Saturday, April 11, 2015

"The Longest Ride" is another layered love story from Sparks, with a touch of Douglas Sirk

George Tillman’s new layered melodrama “The Longest Ride”, based on a novel by Nicholas Sparks (“The Notebook”) comes across as a 1950s Douglas Sirk piece.  It also provides a nice lesson in good karma.
The outer story, in present day, concerns a graduating college senior Sophia (Britt Robertson), expecting a paid internship in an art museum in New York, meets a bronco rider Luke Collins (Scott Eastwood, son of Clint Eastwood and an emerging star on his own, which is what Clint wants) at a rodeo.  They quickly start a romance.
Luke has a lot of street smarts, and also his own medical history (not very visible) that makes his continuing to ride dangerous.  Returning from a rodeo at night in a thunderstorm, Luke sees a car in front run off the road.  Luke rescues the driver, Ira (Alan Alda) and Sophia, at Ira’s begging, saves a basket of letters before the car explodes. 
Soon the couple befriends Ira, now a widower.  The letters (and again, we have the handwritten letter used as a movie or novel plot conduit, so common in English literature) tell the story of another challenged marriage between Ira (Jack Huston when young) and Ruth (Oona Chaplin).  Just before Pearl Harbor, Ruth told Ira she wanted a big family with lots of kids.  When Ira goes to war, he rescues another soldier in the trenches in France.  He gets wounded, and after the wound gets infected, he is unable to father children.
The film is not specific as to the medical details, as to whether Ira is in anyway disfigured or impotent. That is an idea that mattered to me in the days I pondered my own exposure and involvement with the military draft and deferments.  It can also be socially destructive;  a society in which couples don’t stand together when challenged can become vulnerable to enemies (a major point when I was at NIH in 1962).
The couple tries to adopt a child, and is rebuffed at even that, after Ruth has become a grade school teacher.  So their marriage becomes a self-testament.  But they build a big art collection in Charlotte, NC and that becomes a big point of karma for the film.
Eventually, Ira passes away, but the aftermath brings the new couple together.
There are some geographical issues.  Sophia goes to Wake Forest, and Greensboro (where Ira recuperates) is some distance away.  The mountains, where Luke has his cabin, are even farther away.  The credits say that some of the outdoor work was shot in New York State as well as North Carolina.
Eastwood looks a lot like Zac Efron, and even acts a bit like him.  He looks maybe a tad older (the real actor was 28 as the film as shot).  The physical intimacy of the film grows gradually.  Eastwood’s chest hair appears to be clipped short, perhaps.  Actors go through a lot, at least some of them do.  The movie marquee posters make Eastwood look “younger” than in the actual film.

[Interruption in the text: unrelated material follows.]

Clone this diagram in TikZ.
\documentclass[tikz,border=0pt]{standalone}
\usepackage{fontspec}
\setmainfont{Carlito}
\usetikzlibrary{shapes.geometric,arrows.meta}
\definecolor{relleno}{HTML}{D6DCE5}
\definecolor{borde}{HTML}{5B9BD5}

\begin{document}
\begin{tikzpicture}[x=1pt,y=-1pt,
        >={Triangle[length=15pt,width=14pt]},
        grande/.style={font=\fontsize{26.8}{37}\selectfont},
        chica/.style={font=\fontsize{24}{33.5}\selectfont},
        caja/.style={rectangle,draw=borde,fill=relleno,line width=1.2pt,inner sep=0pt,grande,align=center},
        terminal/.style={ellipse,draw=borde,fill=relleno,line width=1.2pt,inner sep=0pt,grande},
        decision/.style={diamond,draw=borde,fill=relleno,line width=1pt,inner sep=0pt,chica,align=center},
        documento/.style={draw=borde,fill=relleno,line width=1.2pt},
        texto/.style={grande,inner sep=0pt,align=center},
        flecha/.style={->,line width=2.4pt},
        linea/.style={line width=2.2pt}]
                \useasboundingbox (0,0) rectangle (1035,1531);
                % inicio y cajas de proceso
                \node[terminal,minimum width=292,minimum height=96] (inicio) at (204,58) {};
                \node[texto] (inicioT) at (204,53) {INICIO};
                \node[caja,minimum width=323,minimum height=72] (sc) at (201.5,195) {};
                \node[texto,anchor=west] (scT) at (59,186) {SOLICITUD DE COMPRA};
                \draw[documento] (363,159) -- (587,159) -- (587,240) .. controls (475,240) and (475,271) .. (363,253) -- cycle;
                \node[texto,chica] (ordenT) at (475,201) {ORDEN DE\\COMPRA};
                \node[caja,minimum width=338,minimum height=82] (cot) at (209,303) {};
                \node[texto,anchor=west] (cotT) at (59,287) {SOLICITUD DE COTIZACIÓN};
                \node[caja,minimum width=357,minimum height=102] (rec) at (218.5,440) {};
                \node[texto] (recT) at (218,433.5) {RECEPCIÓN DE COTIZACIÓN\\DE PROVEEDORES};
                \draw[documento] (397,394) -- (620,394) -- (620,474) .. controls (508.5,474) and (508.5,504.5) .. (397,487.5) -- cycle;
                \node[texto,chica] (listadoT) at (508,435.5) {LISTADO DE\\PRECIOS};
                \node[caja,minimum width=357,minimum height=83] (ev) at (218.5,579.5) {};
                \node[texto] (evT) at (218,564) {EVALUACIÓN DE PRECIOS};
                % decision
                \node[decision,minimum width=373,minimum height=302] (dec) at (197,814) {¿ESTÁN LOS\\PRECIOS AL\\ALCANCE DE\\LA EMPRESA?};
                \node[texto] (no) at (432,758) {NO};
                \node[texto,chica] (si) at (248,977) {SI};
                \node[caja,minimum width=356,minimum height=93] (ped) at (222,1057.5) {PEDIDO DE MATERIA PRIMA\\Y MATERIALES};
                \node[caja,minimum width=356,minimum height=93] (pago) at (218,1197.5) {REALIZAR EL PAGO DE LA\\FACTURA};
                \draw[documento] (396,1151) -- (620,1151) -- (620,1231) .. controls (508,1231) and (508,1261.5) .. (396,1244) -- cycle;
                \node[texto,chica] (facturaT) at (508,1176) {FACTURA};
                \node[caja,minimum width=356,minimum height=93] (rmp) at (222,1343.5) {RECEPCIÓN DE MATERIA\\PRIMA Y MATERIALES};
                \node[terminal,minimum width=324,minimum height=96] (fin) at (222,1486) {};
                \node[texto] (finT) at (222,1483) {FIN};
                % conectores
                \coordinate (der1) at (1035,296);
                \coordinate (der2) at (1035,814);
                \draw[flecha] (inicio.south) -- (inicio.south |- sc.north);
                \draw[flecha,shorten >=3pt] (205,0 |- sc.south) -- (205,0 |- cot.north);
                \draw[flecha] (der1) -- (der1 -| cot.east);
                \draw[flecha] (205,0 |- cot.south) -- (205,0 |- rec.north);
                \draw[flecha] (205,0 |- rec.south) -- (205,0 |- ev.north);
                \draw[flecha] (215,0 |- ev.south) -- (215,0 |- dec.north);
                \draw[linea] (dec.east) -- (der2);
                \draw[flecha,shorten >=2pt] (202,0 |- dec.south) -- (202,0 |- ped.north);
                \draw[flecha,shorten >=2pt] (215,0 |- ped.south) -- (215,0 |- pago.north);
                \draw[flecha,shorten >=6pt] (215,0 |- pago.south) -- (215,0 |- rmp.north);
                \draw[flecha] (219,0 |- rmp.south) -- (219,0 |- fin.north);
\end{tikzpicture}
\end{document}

My own novel and a major screenplay depend on "layering" through various media, and would present a problem of managing the "look" to keep the context clear. In this film, the backstory is shot with slightly deeper hues.  Everything stays full widescreen anamorphic.

The official site is here for “Fox 2000” and a regular 20th Century Fox release.  (When will it become 21st?). I saw the film at the AMC  Courthourse in Arlington VA, sold out, and the audience liked it (mostly young couples).